There's also very little affinity for most of the regions - five have to resort to purely geographic names which is hardly a sign of preexisting natural links and communities! One could detail the problems on the current boundaries endlessly - most of the South East looks more to London than to each other, a large (geographic) part of the North West probably feels more affinity with the North East than with Liverpool-Manchester (and probably feels it would be listened to more in a "North East" Assembly), the West Midland-South West border partitions the Three Counties of Worcestershire, Herefordshire and Gloucestershire and so forth.
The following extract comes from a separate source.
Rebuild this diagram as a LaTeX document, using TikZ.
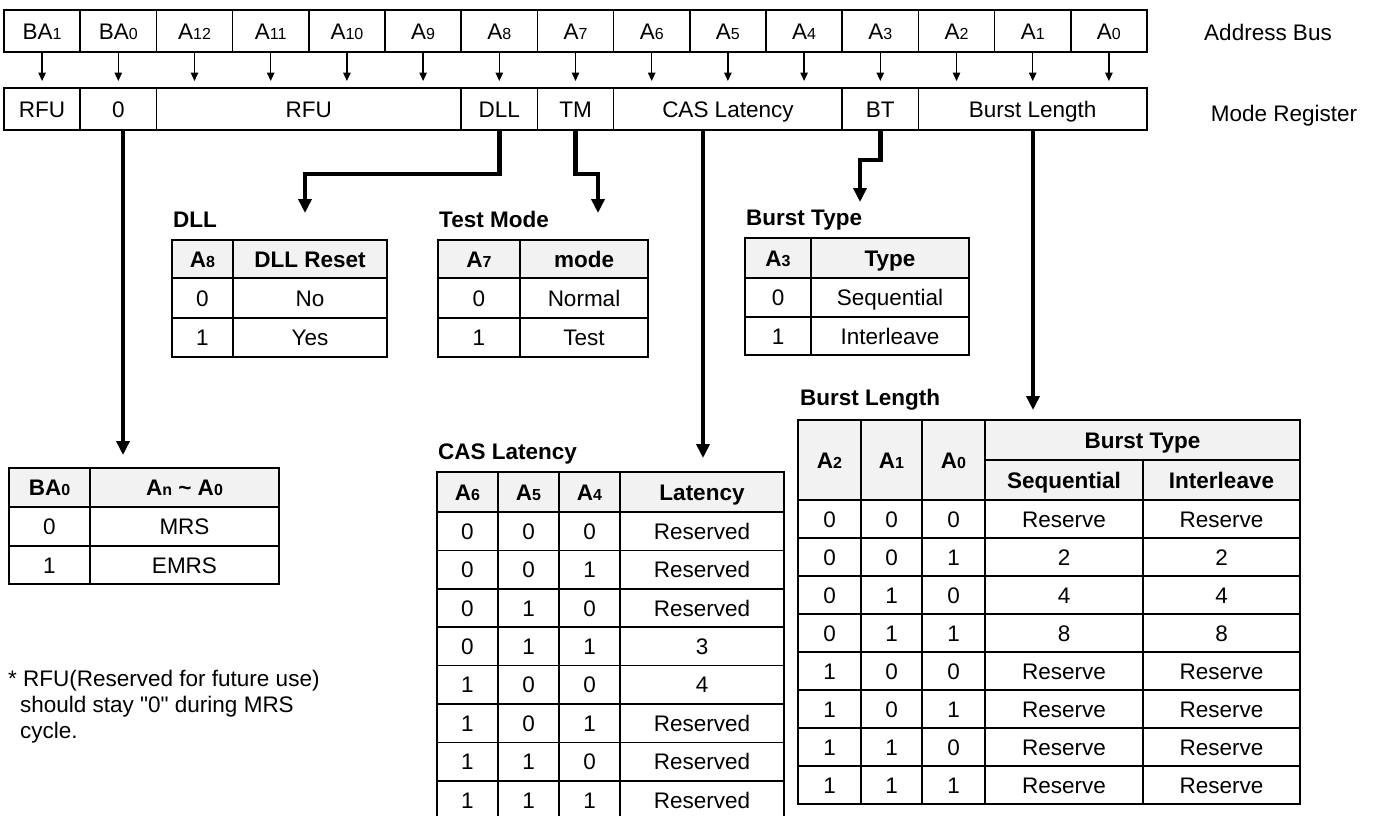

Then there's the point, never really adequately addressed since 1950 (and often not really discussed), that one isn't just a citizen in the house where they live. London in particular has vast numbers of commuters from outside the boundaries who are affected by the decisions of the Mayor, yet do not have a say in electing and removing him. (Similarly there are a good number of neighbouring towns who are impacted.) In a UK Parliament having an MP helps resolve this, but regional devolution exposes the cross border issue far more widely. The old property franchise was hardly the best form of democracy, but did at least offer a partial solution to this matter (witness the way voting is still done in the City of London). With so much cross regional border commuting in England this needs to be thought through before running off to create new tiers of government in response to perceived imbalances.

Personally I'm inclined towards a significant reduction in the number of Scottish and Welsh MPs - say 40 and 32 (there could be undersized seats but these would have to be compensated for within the countries) - who could vote on all matters. This compromise solution worked for Northern Ireland for over fifty years. (And what was the reason for increasing the number of MPs? None other than reversing devolution!)